AIM: Starting with the first line below, extract each line through the one that contains "width=2.4pt] (675,372) circle[radius=267];", inclusive, excluding pictures.

PROVIDED MATERIAL:
+ + + +

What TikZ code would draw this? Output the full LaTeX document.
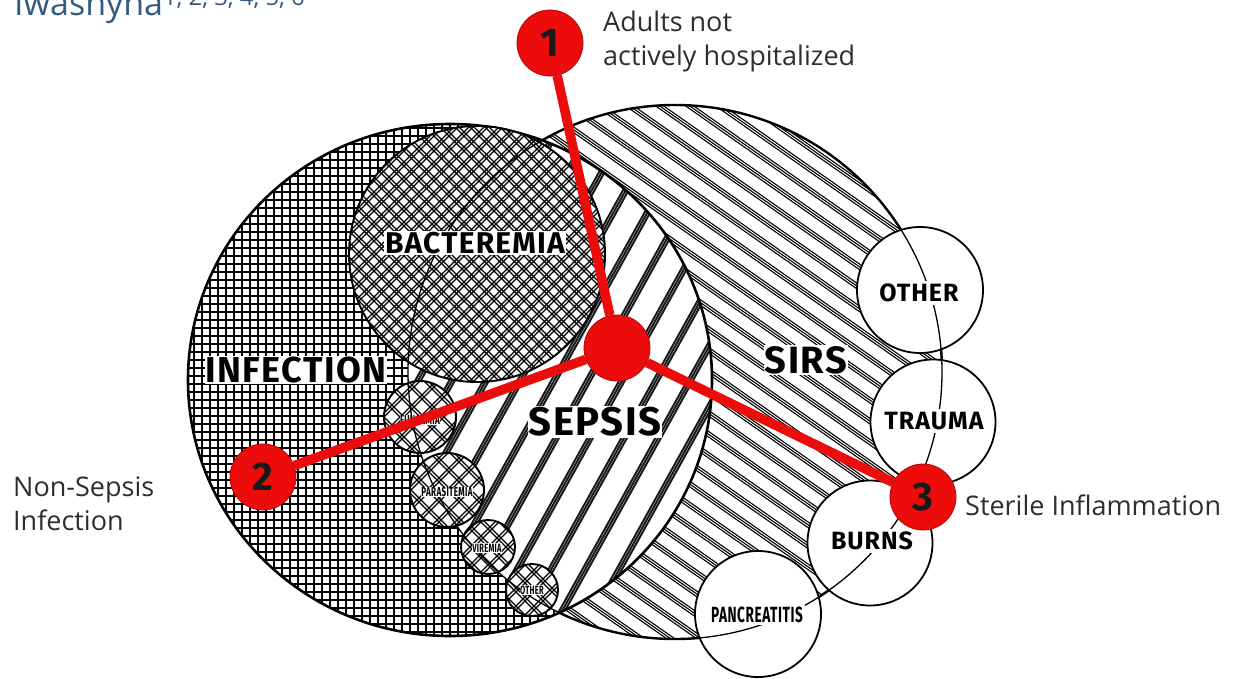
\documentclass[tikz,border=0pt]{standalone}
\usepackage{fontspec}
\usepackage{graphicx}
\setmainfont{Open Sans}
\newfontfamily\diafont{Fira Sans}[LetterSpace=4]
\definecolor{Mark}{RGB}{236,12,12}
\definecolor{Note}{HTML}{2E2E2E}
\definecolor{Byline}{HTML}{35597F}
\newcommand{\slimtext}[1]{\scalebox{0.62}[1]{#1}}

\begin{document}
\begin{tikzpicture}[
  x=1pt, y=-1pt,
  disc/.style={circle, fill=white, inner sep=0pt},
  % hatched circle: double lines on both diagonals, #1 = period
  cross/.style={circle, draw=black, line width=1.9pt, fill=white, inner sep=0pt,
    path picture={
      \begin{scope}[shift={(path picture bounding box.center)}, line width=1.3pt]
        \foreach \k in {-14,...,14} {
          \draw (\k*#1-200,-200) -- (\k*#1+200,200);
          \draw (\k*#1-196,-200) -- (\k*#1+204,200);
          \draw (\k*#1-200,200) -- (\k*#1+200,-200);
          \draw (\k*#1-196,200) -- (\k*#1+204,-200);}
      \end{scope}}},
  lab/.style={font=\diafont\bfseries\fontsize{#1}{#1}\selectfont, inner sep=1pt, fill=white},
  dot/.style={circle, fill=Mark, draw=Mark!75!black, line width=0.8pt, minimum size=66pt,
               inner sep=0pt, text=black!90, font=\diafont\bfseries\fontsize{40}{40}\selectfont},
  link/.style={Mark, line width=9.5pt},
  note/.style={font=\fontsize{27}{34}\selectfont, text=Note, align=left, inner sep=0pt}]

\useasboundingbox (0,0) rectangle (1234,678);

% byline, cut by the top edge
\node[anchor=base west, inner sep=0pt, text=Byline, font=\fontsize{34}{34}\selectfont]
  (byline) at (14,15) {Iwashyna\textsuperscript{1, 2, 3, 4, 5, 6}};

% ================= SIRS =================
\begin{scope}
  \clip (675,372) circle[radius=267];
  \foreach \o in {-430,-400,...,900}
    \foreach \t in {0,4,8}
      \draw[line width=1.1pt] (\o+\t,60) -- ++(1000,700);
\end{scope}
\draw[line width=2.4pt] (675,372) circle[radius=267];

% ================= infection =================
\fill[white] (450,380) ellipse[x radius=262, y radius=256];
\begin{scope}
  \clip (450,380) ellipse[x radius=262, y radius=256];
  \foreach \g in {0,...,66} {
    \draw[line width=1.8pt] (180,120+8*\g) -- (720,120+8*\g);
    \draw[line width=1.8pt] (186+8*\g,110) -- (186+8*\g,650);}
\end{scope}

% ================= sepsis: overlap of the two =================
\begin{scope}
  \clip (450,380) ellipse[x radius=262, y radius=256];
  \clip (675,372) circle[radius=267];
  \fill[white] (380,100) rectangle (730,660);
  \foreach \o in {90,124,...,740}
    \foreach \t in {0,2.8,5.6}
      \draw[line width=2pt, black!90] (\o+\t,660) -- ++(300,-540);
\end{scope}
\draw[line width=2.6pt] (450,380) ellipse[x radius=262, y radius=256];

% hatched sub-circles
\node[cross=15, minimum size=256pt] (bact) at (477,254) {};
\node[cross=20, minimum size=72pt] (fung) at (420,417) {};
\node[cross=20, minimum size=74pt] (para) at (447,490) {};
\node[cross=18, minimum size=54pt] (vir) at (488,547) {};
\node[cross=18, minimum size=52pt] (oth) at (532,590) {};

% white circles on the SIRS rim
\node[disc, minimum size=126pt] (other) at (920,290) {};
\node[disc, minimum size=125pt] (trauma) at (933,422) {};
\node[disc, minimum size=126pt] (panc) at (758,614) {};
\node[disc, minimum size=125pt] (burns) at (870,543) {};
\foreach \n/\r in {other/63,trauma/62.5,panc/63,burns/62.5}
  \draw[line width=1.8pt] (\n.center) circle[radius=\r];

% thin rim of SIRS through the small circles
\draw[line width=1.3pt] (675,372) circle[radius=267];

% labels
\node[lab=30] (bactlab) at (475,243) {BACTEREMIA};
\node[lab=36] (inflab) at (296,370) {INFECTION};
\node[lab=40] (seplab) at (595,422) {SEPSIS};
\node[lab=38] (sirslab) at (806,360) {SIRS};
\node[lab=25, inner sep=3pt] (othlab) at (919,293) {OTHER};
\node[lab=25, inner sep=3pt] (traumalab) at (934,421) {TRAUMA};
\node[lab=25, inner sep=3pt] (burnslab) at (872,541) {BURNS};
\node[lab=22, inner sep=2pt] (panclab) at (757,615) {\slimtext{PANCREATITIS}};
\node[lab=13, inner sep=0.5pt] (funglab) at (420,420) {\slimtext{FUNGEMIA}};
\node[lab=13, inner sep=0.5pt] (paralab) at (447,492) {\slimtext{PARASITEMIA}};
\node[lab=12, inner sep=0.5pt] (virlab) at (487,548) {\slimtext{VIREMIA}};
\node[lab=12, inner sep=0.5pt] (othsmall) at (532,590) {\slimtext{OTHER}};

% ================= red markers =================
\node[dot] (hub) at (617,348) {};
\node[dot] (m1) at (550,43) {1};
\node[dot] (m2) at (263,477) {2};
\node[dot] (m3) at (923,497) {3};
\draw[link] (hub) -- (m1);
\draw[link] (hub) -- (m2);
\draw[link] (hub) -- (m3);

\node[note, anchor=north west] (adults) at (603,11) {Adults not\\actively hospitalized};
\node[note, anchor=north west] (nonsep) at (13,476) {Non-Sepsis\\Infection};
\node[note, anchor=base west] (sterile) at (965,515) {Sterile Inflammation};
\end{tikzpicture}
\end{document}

+ + + +

SOLVED PROBLEM:
What TikZ code would draw this? Output the full LaTeX document.
\documentclass[tikz,border=0pt]{standalone}
\usepackage{fontspec}
\usepackage{graphicx}
\setmainfont{Open Sans}
\newfontfamily\diafont{Fira Sans}[LetterSpace=4]
\definecolor{Mark}{RGB}{236,12,12}
\definecolor{Note}{HTML}{2E2E2E}
\definecolor{Byline}{HTML}{35597F}
\newcommand{\slimtext}[1]{\scalebox{0.62}[1]{#1}}

\begin{document}
\begin{tikzpicture}[
  x=1pt, y=-1pt,
  disc/.style={circle, fill=white, inner sep=0pt},
  % hatched circle: double lines on both diagonals, #1 = period
  cross/.style={circle, draw=black, line width=1.9pt, fill=white, inner sep=0pt,
    path picture={
      \begin{scope}[shift={(path picture bounding box.center)}, line width=1.3pt]
        \foreach \k in {-14,...,14} {
          \draw (\k*#1-200,-200) -- (\k*#1+200,200);
          \draw (\k*#1-196,-200) -- (\k*#1+204,200);
          \draw (\k*#1-200,200) -- (\k*#1+200,-200);
          \draw (\k*#1-196,200) -- (\k*#1+204,-200);}
      \end{scope}}},
  lab/.style={font=\diafont\bfseries\fontsize{#1}{#1}\selectfont, inner sep=1pt, fill=white},
  dot/.style={circle, fill=Mark, draw=Mark!75!black, line width=0.8pt, minimum size=66pt,
               inner sep=0pt, text=black!90, font=\diafont\bfseries\fontsize{40}{40}\selectfont},
  link/.style={Mark, line width=9.5pt},
  note/.style={font=\fontsize{27}{34}\selectfont, text=Note, align=left, inner sep=0pt}]

\useasboundingbox (0,0) rectangle (1234,678);

% byline, cut by the top edge
\node[anchor=base west, inner sep=0pt, text=Byline, font=\fontsize{34}{34}\selectfont]
  (byline) at (14,15) {Iwashyna\textsuperscript{1, 2, 3, 4, 5, 6}};

% ================= SIRS =================
\begin{scope}
  \clip (675,372) circle[radius=267];
  \foreach \o in {-430,-400,...,900}
    \foreach \t in {0,4,8}
      \draw[line width=1.1pt] (\o+\t,60) -- ++(1000,700);
\end{scope}
\draw[line width=2.4pt] (675,372) circle[radius=267];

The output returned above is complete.